Introduction

The documents produced by connectors and CFS contain information extracted from the source repository. In many cases you might want to add additional information to documents, or modify the structure of the documents, before they are indexed.

To modify documents before they are indexed, use Import Tasks and Index Tasks. These are customizable processing tasks that you can run on documents. You can use these tasks to write documents to disk, manipulate documents, reject documents, and run custom Lua scripts.

Write documents to disk

You can write documents to disk in IDX or XML format. This allows you to view the information that is being indexed, so that you can check the information is being indexed as you expected. If necessary, you can then use other import tasks to manipulate and enrich the information.

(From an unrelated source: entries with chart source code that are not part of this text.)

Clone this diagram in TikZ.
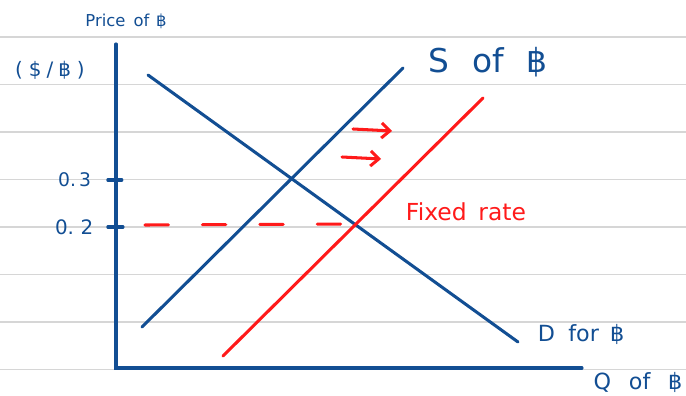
\documentclass[tikz,border=0pt]{standalone}
\usepackage{fontspec}
\setmainfont{DejaVu Sans}
\usetikzlibrary{arrows.meta,positioning}
\definecolor{ink-blue}{HTML}{124E93}
\definecolor{ink-red}{HTML}{FF1A1A}
\definecolor{paper-line}{HTML}{D6D6D6}

\begin{document}
\begin{tikzpicture}[x=0.03cm, y=-0.03cm, line width=2.6pt, line cap=round,
    lbl/.style={ink-blue, inner sep=0pt},
    shift arrow/.style={ink-red, -{Straight Barb[length=7pt, width=13pt]}}]
    \useasboundingbox (0,0) rectangle (686,396);
    % ruled paper
    \foreach \y in {37,84.5,...,370} \draw[paper-line, line width=1pt, line cap=butt] (0,\y) -- (686,\y);
    % axes
    \coordinate (ytop) at (116,44); \coordinate (origin) at (116,368); \coordinate (xend) at (582,368);
    \draw[ink-blue] (ytop) -- (origin) -- (xend);
    \coordinate (p3) at (116,180); \coordinate (p2) at (116,227);
    \draw[ink-blue] ([xshift=-7]p3) -- ([xshift=5]p3);
    \draw[ink-blue] ([xshift=-7]p2) -- ([xshift=6]p2);
    \node[lbl, font=\fontsize{14}{14}\selectfont] (price) at (126,21) {Price\hspace{0.5em}of\hspace{0.4em}฿};
    \node[lbl, font=\fontsize{17}{17}\selectfont] (unit) at (50,70) {(\hspace{0.3em}\$\hspace{0.25em}/\hspace{0.25em}฿\hspace{0.3em})};
    \node[lbl, font=\fontsize{16}{16}\selectfont, left=20pt of p3] (v3) {0.\,3};
    \node[lbl, font=\fontsize{17}{17}\selectfont, left=18pt of p2] (v2) {0.\,\,2};
    % curves
    \coordinate (d1) at (148,75); \coordinate (d2) at (518,342);
    \coordinate (s1) at (142,327); \coordinate (s2) at (403,68);
    \coordinate (r1) at (223,356); \coordinate (r2) at (483,98);
    \draw[ink-blue] (d1) -- (d2);
    \draw[ink-blue] (s1) -- (s2);
    \draw[ink-red] (r1) -- (r2);
    \coordinate (fix1) at (145,225); \coordinate (fix2) at (355,224);
    \draw[ink-red, dash pattern=on 20pt off 29pt, line cap=round] (fix1) -- (fix2);
    % shift arrows
    \coordinate (a1) at (353,129); \coordinate (b1) at (392,131);
    \coordinate (a2) at (342,157); \coordinate (b2) at (381,159);
    \draw[shift arrow] (a1) -- (b1);
    \draw[shift arrow] (a2) -- (b2);
    % labels
    \node[lbl, font=\fontsize{28}{28}\selectfont] (slabel) at (488,62) {S\hspace{0.7em}of\hspace{0.7em}฿};
    \node[lbl, ink-red, font=\fontsize{20}{20}\selectfont] (fixed) at (466,212) {Fixed\hspace{0.5em}rate};
    \node[lbl, font=\fontsize{19}{19}\selectfont] (dlabel) at (581,334) {D\hspace{0.6em}for\hspace{0.5em}฿};
    \node[lbl, font=\fontsize{19}{19}\selectfont] (qlabel) at (638,382) {Q\hspace{0.8em}of\hspace{0.8em}฿};
\end{tikzpicture}
\end{document}
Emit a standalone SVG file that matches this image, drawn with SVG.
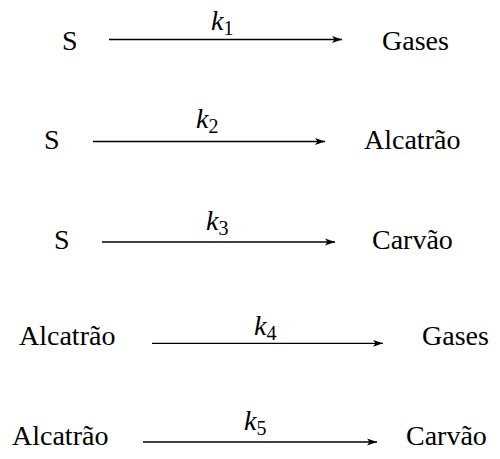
<svg xmlns="http://www.w3.org/2000/svg" width="500" height="459" viewBox="0 0 500 459">
<style>
text{font-family:"Liberation Serif","Times New Roman",serif;font-size:28px;fill:#000}
.k{font-style:italic}
.sub{font-style:normal;font-size:20px}
.arr{stroke:#000;stroke-width:1.3;fill:none;marker-end:url(#ah)}
</style>
<defs>
<marker id="ah" markerUnits="userSpaceOnUse" markerWidth="11" markerHeight="8" refX="10" refY="4" orient="auto">
<path d="M0,0.6 L10,4 L0,7.4 L2.5,4 z" fill="#000"/>
</marker>
</defs>
<g id="connectors">
<path class="arr" d="M109,39.5 H342"/>
<path class="arr" d="M93,141.5 H325"/>
<path class="arr" d="M102,242 H335"/>
<path class="arr" d="M152,343.3 H383"/>
<path class="arr" d="M143,442 H377"/>
</g>
<g id="r1">
<text x="62" y="50">S</text>
<text class="k" x="211" y="30">k<tspan class="sub" dy="5">1</tspan></text>
<text x="382" y="50">Gases</text>
</g>
<g id="r2">
<text x="44" y="149">S</text>
<text class="k" x="196" y="128">k<tspan class="sub" dy="5">2</tspan></text>
<text x="364" y="149">Alcatrão</text>
</g>
<g id="r3">
<text x="54" y="249">S</text>
<text class="k" x="206" y="230">k<tspan class="sub" dy="5">3</tspan></text>
<text x="372" y="249">Carvão</text>
</g>
<g id="r4">
<text x="19" y="345">Alcatrão</text>
<text class="k" x="254" y="335">k<tspan class="sub" dy="5">4</tspan></text>
<text x="422" y="345">Gases</text>
</g>
<g id="r5">
<text x="12" y="445">Alcatrão</text>
<text class="k" x="244" y="430">k<tspan class="sub" dy="5">5</tspan></text>
<text x="406" y="445">Carvão</text>
</g>
</svg>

Manipulate and enrich documents

You can use import tasks to enrich documents. For example, you can:

  • extract the meaningful content from HTML, and discard advertisements, headers, and sidebars.
  • divide document content into sections. Dividing a document can result in more relevant query results, because IDOL can return a specific part of a document in response to a query.
  • extract speech from audio and video files, and write a transcription of the speech to the document content. IDOL Server can then use the speech for retrieval, clustering, and other operations.

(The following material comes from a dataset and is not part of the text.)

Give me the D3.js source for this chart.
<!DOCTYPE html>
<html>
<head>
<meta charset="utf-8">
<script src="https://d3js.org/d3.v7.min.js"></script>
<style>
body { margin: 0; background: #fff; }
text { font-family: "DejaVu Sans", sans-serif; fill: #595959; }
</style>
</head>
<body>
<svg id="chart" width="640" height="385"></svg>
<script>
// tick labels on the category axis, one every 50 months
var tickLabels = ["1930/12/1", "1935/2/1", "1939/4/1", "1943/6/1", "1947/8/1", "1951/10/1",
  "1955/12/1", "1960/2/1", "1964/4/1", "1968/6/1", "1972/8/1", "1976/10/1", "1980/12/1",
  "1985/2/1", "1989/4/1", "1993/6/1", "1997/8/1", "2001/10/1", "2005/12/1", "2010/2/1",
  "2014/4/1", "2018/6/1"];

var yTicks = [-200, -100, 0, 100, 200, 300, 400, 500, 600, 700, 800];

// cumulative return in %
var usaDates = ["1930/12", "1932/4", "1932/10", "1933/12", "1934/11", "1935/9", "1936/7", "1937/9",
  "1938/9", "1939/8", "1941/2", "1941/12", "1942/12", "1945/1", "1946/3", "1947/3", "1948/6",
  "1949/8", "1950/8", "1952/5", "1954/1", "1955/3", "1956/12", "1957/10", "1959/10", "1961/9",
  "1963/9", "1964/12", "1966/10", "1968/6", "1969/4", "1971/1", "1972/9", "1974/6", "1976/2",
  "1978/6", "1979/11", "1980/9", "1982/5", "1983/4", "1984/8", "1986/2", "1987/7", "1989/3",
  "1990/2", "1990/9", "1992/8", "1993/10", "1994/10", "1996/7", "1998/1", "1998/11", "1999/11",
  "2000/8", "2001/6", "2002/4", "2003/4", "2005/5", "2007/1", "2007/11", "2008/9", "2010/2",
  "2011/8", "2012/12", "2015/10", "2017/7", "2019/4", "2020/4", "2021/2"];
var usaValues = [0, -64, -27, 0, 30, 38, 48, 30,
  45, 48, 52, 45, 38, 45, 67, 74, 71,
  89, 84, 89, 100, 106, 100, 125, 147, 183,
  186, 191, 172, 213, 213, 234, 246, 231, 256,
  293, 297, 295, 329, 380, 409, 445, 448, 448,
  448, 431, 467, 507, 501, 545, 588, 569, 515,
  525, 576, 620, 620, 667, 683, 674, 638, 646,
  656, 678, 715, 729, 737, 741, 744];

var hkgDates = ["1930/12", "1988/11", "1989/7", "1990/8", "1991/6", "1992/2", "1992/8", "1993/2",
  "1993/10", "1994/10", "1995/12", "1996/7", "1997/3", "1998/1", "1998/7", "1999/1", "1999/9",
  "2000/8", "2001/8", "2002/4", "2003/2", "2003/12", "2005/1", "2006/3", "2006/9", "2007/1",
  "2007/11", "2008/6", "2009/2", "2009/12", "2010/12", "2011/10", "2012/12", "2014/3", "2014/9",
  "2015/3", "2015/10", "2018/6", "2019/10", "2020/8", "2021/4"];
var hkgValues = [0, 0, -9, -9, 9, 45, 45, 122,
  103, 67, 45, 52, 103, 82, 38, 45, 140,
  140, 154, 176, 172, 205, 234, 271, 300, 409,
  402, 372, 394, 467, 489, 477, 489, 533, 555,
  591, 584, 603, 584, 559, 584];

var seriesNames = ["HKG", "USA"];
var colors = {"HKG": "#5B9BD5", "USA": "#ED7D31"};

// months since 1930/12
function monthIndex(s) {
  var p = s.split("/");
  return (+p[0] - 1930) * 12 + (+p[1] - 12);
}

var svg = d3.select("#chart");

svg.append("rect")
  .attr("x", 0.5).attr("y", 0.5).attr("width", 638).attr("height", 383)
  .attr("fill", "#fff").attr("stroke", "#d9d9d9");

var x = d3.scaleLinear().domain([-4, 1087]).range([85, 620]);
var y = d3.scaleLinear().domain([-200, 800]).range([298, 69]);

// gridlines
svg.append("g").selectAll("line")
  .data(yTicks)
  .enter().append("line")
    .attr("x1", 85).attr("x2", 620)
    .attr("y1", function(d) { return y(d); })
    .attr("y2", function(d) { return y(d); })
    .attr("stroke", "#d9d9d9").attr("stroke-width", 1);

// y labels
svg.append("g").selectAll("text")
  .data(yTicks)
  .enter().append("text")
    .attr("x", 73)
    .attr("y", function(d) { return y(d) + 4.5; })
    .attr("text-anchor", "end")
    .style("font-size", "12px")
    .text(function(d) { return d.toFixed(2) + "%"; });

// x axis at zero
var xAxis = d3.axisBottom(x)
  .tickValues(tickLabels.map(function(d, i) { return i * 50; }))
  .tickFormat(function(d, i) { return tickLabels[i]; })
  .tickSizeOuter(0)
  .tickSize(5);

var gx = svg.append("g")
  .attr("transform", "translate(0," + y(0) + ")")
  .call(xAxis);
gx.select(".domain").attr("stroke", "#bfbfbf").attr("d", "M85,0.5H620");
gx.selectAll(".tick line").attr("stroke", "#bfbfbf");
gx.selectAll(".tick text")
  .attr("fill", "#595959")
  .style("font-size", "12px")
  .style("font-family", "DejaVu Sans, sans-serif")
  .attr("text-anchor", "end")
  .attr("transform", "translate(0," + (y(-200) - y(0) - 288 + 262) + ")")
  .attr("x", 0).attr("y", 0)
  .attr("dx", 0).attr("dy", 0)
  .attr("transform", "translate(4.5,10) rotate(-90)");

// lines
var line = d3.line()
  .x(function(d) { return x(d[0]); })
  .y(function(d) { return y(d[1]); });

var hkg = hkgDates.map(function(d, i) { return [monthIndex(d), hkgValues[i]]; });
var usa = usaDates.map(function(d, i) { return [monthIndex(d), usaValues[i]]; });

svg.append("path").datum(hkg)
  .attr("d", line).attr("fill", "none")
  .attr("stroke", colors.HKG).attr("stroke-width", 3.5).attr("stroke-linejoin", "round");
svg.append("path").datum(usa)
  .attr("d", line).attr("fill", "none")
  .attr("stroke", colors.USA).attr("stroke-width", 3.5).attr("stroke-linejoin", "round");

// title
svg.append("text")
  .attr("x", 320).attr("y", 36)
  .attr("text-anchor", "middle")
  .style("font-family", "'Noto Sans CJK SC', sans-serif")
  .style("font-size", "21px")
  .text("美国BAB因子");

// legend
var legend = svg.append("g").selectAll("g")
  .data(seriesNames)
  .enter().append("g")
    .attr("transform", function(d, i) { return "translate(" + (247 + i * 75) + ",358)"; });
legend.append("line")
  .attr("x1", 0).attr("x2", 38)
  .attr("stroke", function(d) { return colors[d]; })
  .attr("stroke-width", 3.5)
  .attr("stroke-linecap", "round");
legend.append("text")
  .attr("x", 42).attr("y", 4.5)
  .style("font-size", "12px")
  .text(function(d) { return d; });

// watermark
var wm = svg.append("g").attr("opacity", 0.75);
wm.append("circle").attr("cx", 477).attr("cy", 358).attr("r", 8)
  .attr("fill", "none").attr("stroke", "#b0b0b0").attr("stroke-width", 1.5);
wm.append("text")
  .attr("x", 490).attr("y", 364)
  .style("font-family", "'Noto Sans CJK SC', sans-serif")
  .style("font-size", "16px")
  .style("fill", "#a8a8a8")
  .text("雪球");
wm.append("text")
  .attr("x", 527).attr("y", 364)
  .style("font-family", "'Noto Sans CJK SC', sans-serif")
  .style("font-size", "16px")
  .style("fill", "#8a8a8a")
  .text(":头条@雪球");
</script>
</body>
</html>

Validate and reject documents

You can reject documents that you do not want to index, for example those that do not appear to contain valid content. When a document is rejected, it is not processed further and is not indexed. However, you can index the document into an IDOL Server that has been configured to handle failed documents.

Run a Lua Script

Lua is an embedded scripting language that you can use to manipulate documents and define custom processing rules. CFS includes Lua functions for manipulating documents and running other tasks.